Friday 1 August 2008

meeting / returning


met up with megan at the bus stop in staple fitzpaine just after a partial solar eclipse which was barely visible from here and goes unnoticed. megan calver is the 'placement artist' with the neroche arts project. i took her to the cornfield i've been returning to, filming at different points of the year, to perhaps make a short film where the seasons change visibly around me. we talk while staring at the field and watch the rain approach from the escarpment.

megan noticed a sign out for tea in the church, so we go in: a friendly welcome, tea and donut, rambling conversation. they organise a cafe on friday and saturday mornings so that people from the village can meet up. i mention the listing in the doomsday book for staple fitzpaine and the conversation rambles around village life.



we head up to staple common. i've been wanting to return here since the herepath walk - it invites historical reflection around common land, people, agriculture and the enclosures act. this land has a different feel to it, the grass looks and acts as if grazed for centuries, the trees are kind of wise looking, and the banks around the edge of the field are mossy, and the right height and width for sleeping on. we go as far as a fallen pine.





lunch stop

second meeting with kate about the website design, where all my hard work over the past few days preparing materials pays off. we can both 'see' it, and what is needed, and after much talk of resolution, pixel size and load up time, i fully understand that the pragmatic issues will determine many of the artistic choices.

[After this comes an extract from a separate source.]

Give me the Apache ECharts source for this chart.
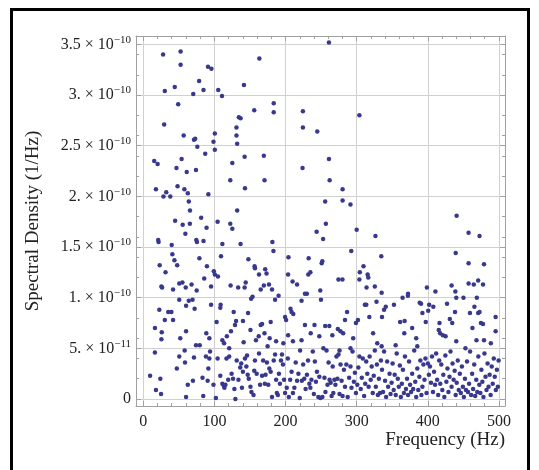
<!DOCTYPE html>
<html><head><meta charset="utf-8">
<script src="https://cdn.jsdelivr.net/npm/echarts@6/dist/echarts.min.js"></script>
<style>
html,body{margin:0;padding:0;background:#fff;}
#frame{position:absolute;left:10px;top:8px;width:514px;height:480px;border-left:3px solid #000;border-top:3px solid #000;border-right:3px solid #000;}
#c{position:absolute;left:0;top:0;width:539px;height:470px;}
</style></head>
<body>
<div id="frame"></div>
<div id="c"></div>
<script>
// Frequency (Hz)
const freq = [
27.9,52.5,52.5,163.2,91,95.8,261,78.5,44.3,30.3,70.3,84.7,105.4,110.7,141.5,49.1,183.4,183.4,156,224.4,303.8,29.4,131,134.4,136.8,224.4,244.6,56.8,71.3,73,100.6,98.7,100.6,76,131,132,87.1,15.4,20.2,53.9,46.7,74.1,61.1,125.2,142.5,169.5,261,223.9,262,170.5,122.3,143,17.8,48.2,57.8,32.3,28.4,38,62.6,64,91.5,280.2,280.2,291.3,255.7,65.7,132,81.4,44.8,55.4,65.5,89,104.5,122.3,125.2,243.7,256.7,300,326.4,440.5,457.3,472.7,21,21.5,59.2,74.6,75.5,84.7,111.2,136.8,181.5,183,252.8,
40,40.9,43.8,47.7,23.1,31.3,25.5,26.5,41.9,50.6,55,50.6,59.7,67.9,69.3,75.1,78.9,89.5,95.3,85.7,99.2,100.6,105,109.3,122.8,133.4,142.5,144,147.8,156.5,157,153.6,162.7,165.1,169.5,171.4,173.3,176.7,181,185.3,204.1,203.6,209.9,216.2,190.2,232.5,232,234.9,250.8,251.7,248.8,249.8,227.3,230,222.5,274.4,280,292.4,304.4,303.8,309.6,315.4,316.3,313.9,325.5,327.9,334.6,335.1,364.5,372.2,372,398.7,410.7,433.4,438.7,440,450.1,457.3,457.3,464.6,470.8,477.6,479,468.9,439.2,
22.6,35.1,39.5,30.3,41.9,16.4,26,25.5,60.2,52,60.2,64,72.2,74.1,79.4,88.6,95.3,92.9,108.8,108.3,103.1,111.2,113.6,117.5,120.8,123.3,127.1,129,130.5,140.1,141.1,147.3,150.7,151.6,158.4,162.3,165.1,167,170.4,177.7,179.1,174.8,186.8,199.3,200.8,207,208.5,210.9,210.4,196.9,203.6,222.5,227.3,235.4,240.7,247.5,255.7,261.5,265.8,273.5,277.3,281,275.9,286.5,283.6,295.1,299,301.8,291.3,311.5,313.5,317.8,323.1,328.9,335.6,338.5,340.9,335.1,352.4,354.8,361.1,366.9,367.4,378,383.7,385.2,388.6,390.5,392.4,397.1,400.5,401.9,407.7,416.4,417.3,421.2,425,415.4,427,430.9,434.3,438.2,440,452.9,459.2,462.7,465.5,470.8,472.7,474.7,477.6,479,488.6,495.3,495.3,468.4,
9.6,16.4,17.8,24,25,47.2,50.6,
58.2,58.7,60.2,62.6,69.8,71.3,84.3,83.3,90.5,91.5,93.9,88.1,98.7,92.9,
102.1,104.5,108.3,111.2,114.1,113.2,115.5,117,119.4,120.8,124.2,126.2,128.1,129.5,131.4,133.8,136.3,137.7,138.7,140.1,143,144.9,146.8,148.3,145.9,
150.7,152.1,155,157,156,159.4,162.7,164.2,167,168.5,170.9,171.9,173.8,175.7,177.2,179.1,181,183.4,185.3,186.8,187.8,189.2,190.7,192.1,193.6,195,196.4,197.9,199.3,
201.7,203.2,204.6,206.5,208.5,210.4,212.4,214.3,216.2,218.1,220,220.5,222.9,224.8,226.3,228.2,230.1,231.6,233.5,234.9,236.4,238.3,239.8,241.2,242.7,244.1,246.1,247.5,249,
251.8,253.2,254.7,256.1,257.6,259,260.5,261.9,263.4,264.8,266.3,267.2,268.7,270.1,271.6,273,274.4,275.9,277.3,278.8,280.2,282.1,283.6,285.5,287.4,289.4,291.3,292.7,294.2,296.1,297.5,299,
300.9,302.4,303.8,305.7,307.2,308.6,310.5,312,313.4,314.9,316.8,318.2,319.7,321.1,322.6,324,325.5,326.9,328.4,329.8,331.2,332.7,334.1,335.6,337,338.5,339.9,341.4,342.8,344.2,346.2,347.6,349.1,
350.5,352,353.4,354.9,356.3,357.8,359.2,360.7,362.1,363.5,365,366.4,367.9,369.3,370.8,372.2,373.6,375.1,376.5,378,379.4,380.9,382.3,383.7,385.2,386.6,388.1,389.5,391,392.4,393.8,395.3,396.7,398.2,
400.1,401.5,403,404.4,405.9,407.3,408.8,410.2,411.7,413.1,414.6,416,417.5,418.9,420.4,421.8,423.2,424.7,426.1,427.6,429,430.5,431.9,433.4,434.8,436.3,437.7,439.2,440.6,442.1,443.5,445,446.4,447.9,449.3,
450.7,452.2,453.6,455.1,456.5,458,459.4,460.9,462.3,463.7,465.2,466.6,468.1,469.5,471,472.4,473.9,475.3,476.7,478.2,479.6,481.1,482.5,484,485.4,486.9,488.3,489.8,491.2,492.7,494.1,495.6,497.1,498.5,499.5
];
// Spectral density, in units of 1e-11 1/Hz
const densityE11 = [
34.0,34.3,33.0,33.6,32.8,32.6,35.2,31.4,30.8,30.4,30.1,30.5,30.5,29.9,31.0,29.1,29.2,28.3,28.5,28.4,28.0,27.1,26.8,27.8,27.7,26.8,26.4,26.0,25.6,25.7,26.2,25.4,24.6,24.9,26.0,25.2,24.2,23.5,23.2,23.7,22.8,22.6,22.4,23.3,23.9,24.0,23.7,22.8,21.6,21.6,21.6,20.8,20.7,21.0,20.7,20.4,20.0,20.0,20.3,19.5,20.2,20.7,19.6,19.2,19.5,18.6,18.6,17.9,17.6,17.2,17.3,16.9,17.5,17.3,16.8,16.5,17.3,16.7,16.1,18.1,16.4,16.1,15.7,15.5,16.3,15.7,15.5,15.6,15.3,15.3,15.5,14.6,15.8,
15.2,14.3,13.7,13.2,13.2,12.5,11.1,11.0,10.8,11.4,11.5,9.8,11.0,11.3,9.8,10.7,13.9,13.1,11.1,11.9,12.6,12.3,12.1,14.1,11.2,11.0,11.0,11.5,13.8,13.1,12.9,10.1,12.3,10.8,11.2,12.8,12.4,11.3,10.8,9.8,14.0,12.3,11.6,11.3,10.2,13.9,12.3,12.5,13.4,13.6,10.7,9.8,10.4,10.4,9.7,11.8,11.8,14.6,12.5,11.8,13.1,12.3,12.0,11.0,11.1,9.6,14.1,10.5,10.0,10.4,10.2,11.0,10.6,11.2,10.6,10.0,10.0,13.4,11.4,11.3,11.7,11.3,13.3,10.0,14.4,
8.8,8.6,8.6,7.8,7.8,7.0,6.6,5.9,6.7,6.0,9.2,9.7,8.9,5.3,5.3,6.5,9.3,6.0,9.3,9.0,7.6,5.8,5.5,6.2,5.0,6.7,8.6,7.3,7.7,7.7,5.6,8.5,6.8,9.9,5.8,6.2,7.3,7.4,6.5,6.0,7.6,5.2,5.7,8.1,7.8,8.9,8.6,8.4,5.7,5.5,6.3,5.8,7.3,6.5,7.3,6.2,7.2,7.2,6.3,6.9,6.7,6.5,4.8,8.6,7.8,6.0,7.5,7.8,5.0,9.3,9.3,8.1,6.5,5.5,8.1,8.8,9.1,5.2,9.3,5.3,7.6,6.5,7.7,7.0,6.0,5.2,9.5,9.4,8.5,7.6,8.7,9.3,9.1,7.5,6.5,6.3,6.2,6.8,9.4,7.9,7.5,8.6,5.7,5.0,8.5,7.0,9.1,8.5,8.6,7.5,7.4,5.8,5.5,8.1,6.7,5.8,
2.3,4.6,0.9,2.0,0.5,3.0,4.2,
4.8,3.6,0.2,1.4,1.8,4.1,0.3,2.1,1.8,3.0,4.7,4.2,1.4,4.0,
0.1,4.0,2.3,1.5,1.1,1.3,1.4,4.0,1.9,4.2,2.5,2.0,1.0,0.0,3.8,1.9,3.1,3.5,1.1,2.7,4.0,3.2,2.4,2.0,4.3,
1.2,0.7,0.4,3.8,2.8,2.5,4.5,1.4,2.3,3.8,1.5,2.4,3.6,1.4,3.0,2.7,0.2,3.8,4.4,1.9,0.6,0.4,2.5,1.5,3.8,4.4,3.4,1.9,0.6,
1.1,4.0,0.2,1.9,2.7,0.6,1.1,3.6,1.8,2.5,0.1,4.8,1.8,3.4,2.0,1.0,2.4,3.8,1.5,1.1,1.9,4.7,0.5,3.7,1.7,2.7,0.2,2.2,0.1,
0.2,5.0,2.1,0.7,4.8,1.4,3.6,1.9,1.6,0.3,3.2,0.6,1.9,1.4,4.2,2.0,4.4,0.5,3.4,1.8,0.3,2.9,1.2,3.4,0.2,2.1,3.2,1.1,4.7,1.7,2.6,0.6,
1.4,3.1,4.2,1.0,2.1,4.0,0.3,1.5,3.7,2.5,1.2,4.2,1.9,3.2,0.6,2.3,4.8,1.2,3.4,0.4,2.0,0.6,3.8,2.9,0.7,4.7,1.8,0.2,3.7,1.2,2.5,0.5,1.6,
3.5,0.9,2.4,0.4,4.5,2.0,1.2,3.3,0.2,1.5,2.9,0.6,4.2,1.0,2.0,0.4,3.7,1.4,0.7,2.5,1.0,4.8,1.7,0.2,3.0,0.9,2.2,3.8,0.4,1.2,3.4,1.9,4.0,0.6,
3.5,2.4,3.2,1.6,4.2,0.7,2.7,1.4,4.5,1.9,0.4,3.8,1.5,3.4,0.9,2.4,0.2,4.3,1.7,3.0,0.7,2.2,4.7,1.2,3.5,1.9,2.8,0.4,1.6,3.8,0.9,2.5,0.6,3.2,1.2,
0.2,2.0,0.9,3.7,0.7,1.5,4.7,0.4,2.5,1.0,3.4,0.3,1.9,0.7,4.2,1.4,0.6,2.9,1.7,0.2,4.5,2.2,0.9,3.5,1.2,2.4,0.4,3.2,1.5,4.0,2.2,0.9,2.9,1.2,3.8
];
const xTicks = [0,100,200,300,400,500];
const yTicks = [0,5,10,15,20,25,30,35];
const yTickLabels = ['0','5.×10|−11','1.×10|−10','1.5×10|−10','2.×10|−10','2.5×10|−10','3.×10|−10','3.5×10|−10'];
const xTitle = 'Frequency (Hz)';
const yTitle = 'Spectral Density (1/Hz)';

const points = freq.map((f,i)=>[f, densityE11[i]]);
const font = '"Liberation Serif","Times New Roman",serif';
const frameColor = '#a0a0a0';
const gridColor = '#d0d0d0';

function yFmt(v){
  const idx = yTicks.indexOf(Math.round(v));
  if (idx < 0) return '';
  const t = yTickLabels[idx];
  if (t.indexOf('|') < 0) return '{m|' + t + '}';
  const p = t.split('|');
  return '{m|' + p[0].replace('×', ' × ') + '}{s|' + p[1] + '}';
}

const xMin = -10.2, xMax = 508.5, yMin = -0.69, yMax = 35.83;

const chart = echarts.init(document.getElementById('c'), null, {renderer:'canvas'});
chart.setOption({
  animation: false,
  backgroundColor: 'transparent',
  grid: {left: 136, right: 34, top: 36, bottom: 64, containLabel: false, outerBoundsMode: 'none'},
  graphic: [{
    type: 'text', right: 34, top: 431,
    style: {text: xTitle, fontFamily: font, fontSize: 19, fill: '#222', textAlign: 'right'}
  }],
  xAxis: [{
    type: 'value', min: xMin, max: xMax, position: 'bottom',
    axisLine: {show: true, onZero: false, lineStyle: {color: frameColor, width: 1}},
    axisTick: {show: true, inside: true, length: 5, customValues: xTicks, lineStyle: {color: frameColor}},
    minorTick: {show: true, splitNumber: 5, length: 3, lineStyle: {color: frameColor}},
    axisLabel: {customValues: xTicks, fontFamily: font, fontSize: 16, color: '#222', margin: 8},
    splitLine: {show: true, lineStyle: {color: gridColor, width: 1}}
  },{
    type: 'value', min: xMin, max: xMax, position: 'top',
    axisLine: {show: true, onZero: false, lineStyle: {color: frameColor, width: 1}},
    axisTick: {show: true, inside: true, length: 5, customValues: xTicks, lineStyle: {color: frameColor}},
    minorTick: {show: true, splitNumber: 5, length: 3, lineStyle: {color: frameColor}},
    axisLabel: {show: false}, splitLine: {show: false}
  }],
  yAxis: [{
    type: 'value', min: yMin, max: yMax, position: 'left',
    name: yTitle, nameLocation: 'middle', nameGap: 93, nameRotate: 90,
    nameTextStyle: {fontFamily: font, fontSize: 19, color: '#222'},
    axisLine: {show: true, onZero: false, lineStyle: {color: frameColor, width: 1}},
    axisTick: {show: true, inside: true, length: 5, customValues: yTicks, lineStyle: {color: frameColor}},
    minorTick: {show: true, splitNumber: 5, length: 3, lineStyle: {color: frameColor}},
    axisLabel: {customValues: yTicks, margin: 5, formatter: yFmt,
      rich: {
        m: {fontFamily: font, fontSize: 16, color: '#222'},
        s: {fontFamily: font, fontSize: 11, color: '#222', verticalAlign: 'top', padding: [0,0,9,0]}
      }},
    splitLine: {show: true, lineStyle: {color: gridColor, width: 1}}
  },{
    type: 'value', min: yMin, max: yMax, position: 'right',
    axisLine: {show: true, onZero: false, lineStyle: {color: frameColor, width: 1}},
    axisTick: {show: true, inside: true, length: 5, customValues: yTicks, lineStyle: {color: frameColor}},
    minorTick: {show: true, splitNumber: 5, length: 3, lineStyle: {color: frameColor}},
    axisLabel: {show: false}, splitLine: {show: false}
  }],
  series: [{
    type: 'scatter', xAxisIndex: 0, yAxisIndex: 0,
    data: points, symbol: 'circle', symbolSize: 4.5,
    itemStyle: {color: '#38388c', opacity: 1},
    silent: true
  }]
});
</script>
</body></html>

i want to map the entire neroche area, even though much of it has been beyond me in terms of contact, i want it to be there through the road junctions, names and waterways. but a background map (flash image) of this size (equivalent to size A0 probably) would simply take too long to load. so i am left with the notion of needing to collapse the 'real' map into fictional space somehow - to make a landscape with gaps/other connections. this seems reasonable in relation to an artistic process - but i'm resisting it. i can see that kate likes seeing the way i've mapped the area of neroche where she lives, and it is this sense of familiarity-unfamiliarity that i know will connect, particularly to people who live in the area. so i will have to live with the problem, and see how it unfolds.